Can profiling be racist? Absolutely. But there is nothing about the logic of profiling that entails that it is racist, as the case of profiling little old ladies with blue-dyed air makes absolutely clear. Further,, I think it would be wrong for such a woman to be offended that she is put through more rigorous screening by security. Likewise, I think that an Arab who intends no harm has no business being offended either.
In the case of profiling is racist precisely when the mere fact that one is of a certain ethnicity adds nothing whatsoever to the probability that one is likely to inflict serious harm to the plane. Thus profiling blacks can be racist, but not profiling Arabs of the Muslim of faith. And profiling is compatible with recognizing that particularities can change the probability that a given person might cause harm.
Flying back from Paris yesterday, I watched an Air France company put an Arabic family with a child through an absolutely grueling interview. The family was traveling from Lebanon to the United States via Paris. I observed passenger after passenger in the waiting room. Insofar as people are capable of conveying through their behavior alone a sense of relief, there was relief in that room like you would not believe. And as one flight attended remarked to me, “Had they not put the family through a more rigorous security check, I was prepared to become to ill to make the flight”. Racism on this flight attendant’s part? Perhaps. But surely a very subtle form of racism, since he is an Arabic Muslim himself. I have known this flight attendant for years. He loves his job; he loves life. But he did not think for a moment that unless security put everyone through an equally grueling racism, then it was racist to do so to this Arabic Muslim family traveling with child from Lebanon to the United States via Paris.
The problem with the word “racist” is that it is now used merely as a rhetorical weapon. If I don’t like what you are doing, then by calling it racist and I thereby shift the burden of poof upon you to justify the continuation of what you are doing. Of course, there can be utterly unwarranted views by this or that group or this or that sex. But the following alternative is surely absurd: When it comes to wrongdoing (or inflicting harm) it is racist to think that one group is more likely than any other group to commit the wrong in question. When it comes to suicide bombings for example, I invite anyone, drawing upon the actual facts of the matter, to give me reason to think that every member of every racial or ethnic or religious group is just as likely to be a suicide bomber as any other member of a racial or ethnic or religious group.

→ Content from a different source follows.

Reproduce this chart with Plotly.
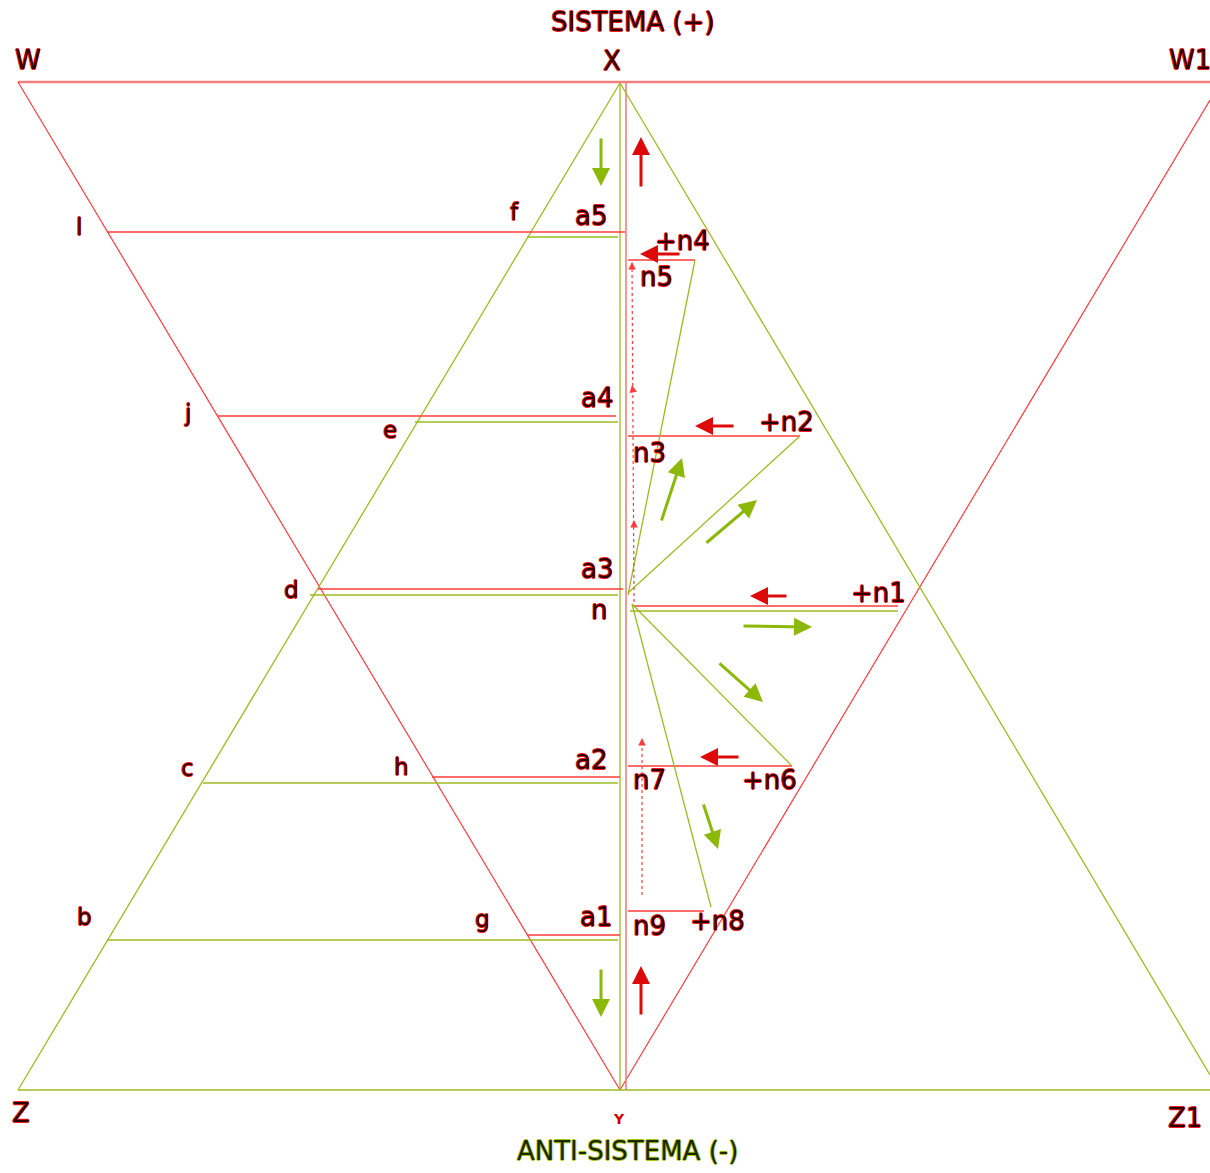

To anyone who can give me facts to support the view just articulated, I shall concede that I am a racist. On the other hand, if this cannot be established, then let me be very clear: I regard those who, using the rhetorical force of the word “racism”, refuse to acknowledge that suicide bombers are much more likely be from a given ethnic and religious group as having a complicit role in the evil that we are now witnessing. If I were a suicide bomber of the ethnic and religious group in question, there is nothing I would love more than bunch of people running around saying it is racist to think that any of us is more likely to be suicide bombers than others.